On Wednesday, Facebook unveiled forthcoming features that will bring more of Facebook proper to its virtual reality version, Facebook Spaces, and that will enable people to share 3D virtual objects from Spaces to their 2D news feeds, potentially raising people’s awareness of and interest in VR. The company teased the new features during a keynote presentation at Facebook-owned virtual reality company Oculus’s annual developer conference in San Jose, CA.

Potentially the most significant announcement was the introduction of a new news feed post format called 3D Posts. Through the format, people will be able to take the objects they create in VR using Oculus Medium — a VR analog to Adobe Illustrator — or Facebook Spaces and share them on Facebook.
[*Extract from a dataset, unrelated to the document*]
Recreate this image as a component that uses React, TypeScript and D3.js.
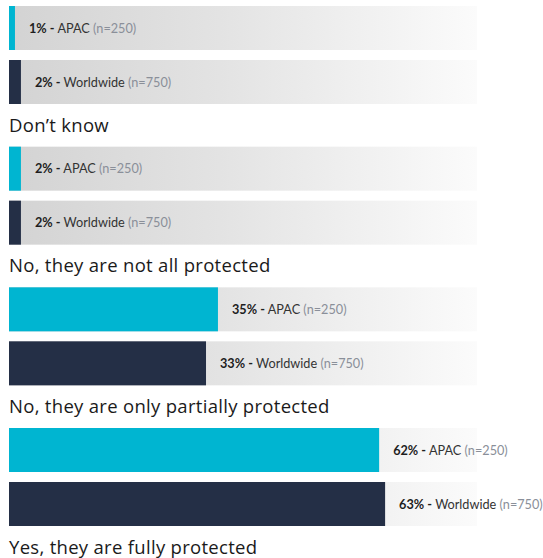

On Facebook, people will be able to interact with the posts by swiping around them to view a 3D object from different angles, similar to how a person would watch a 360-degree video.

Populating people’s standard Facebook feeds with this virtual fare could help to entice more people to try out VR and even purchase their own headsets, which could address the lack of mainstream adoption that has complicated marketers’ interest in VR.

During a keynote presentation, Facebook’s head of social VR, Rachel Franklin, said that eventually these VR objects would be made available for use within Facebook’s augmented-reality platform, Camera Effects, which currently enables people to apply 3D selfie masks to their photos and videos. Conversely, people will be able to take their 2D photos shared to Facebook and convert them into VR versions, like 3D masks, that can be used within Spaces, Franklin said.

Franklin also announced that Facebook will bring 360-degree live video streaming to Facebook Spaces. The company had rolled out the feature to everyone who uses Facebook proper in March 2017 and will open it up to people using Facebook Spaces by the end of this year, she said.

The rollout of live 360-degree video within Spaces this year will precede the launch next year of a new VR app called Venues for people to watch live sports and concerts within an Oculus headset, such as the $199 Oculus Go that will mark the company’s first standalone VR headset and will also ship in 2018 or its flagship Oculus Rift headset that is now being marketed for enterprise use through the new Oculus for Business program.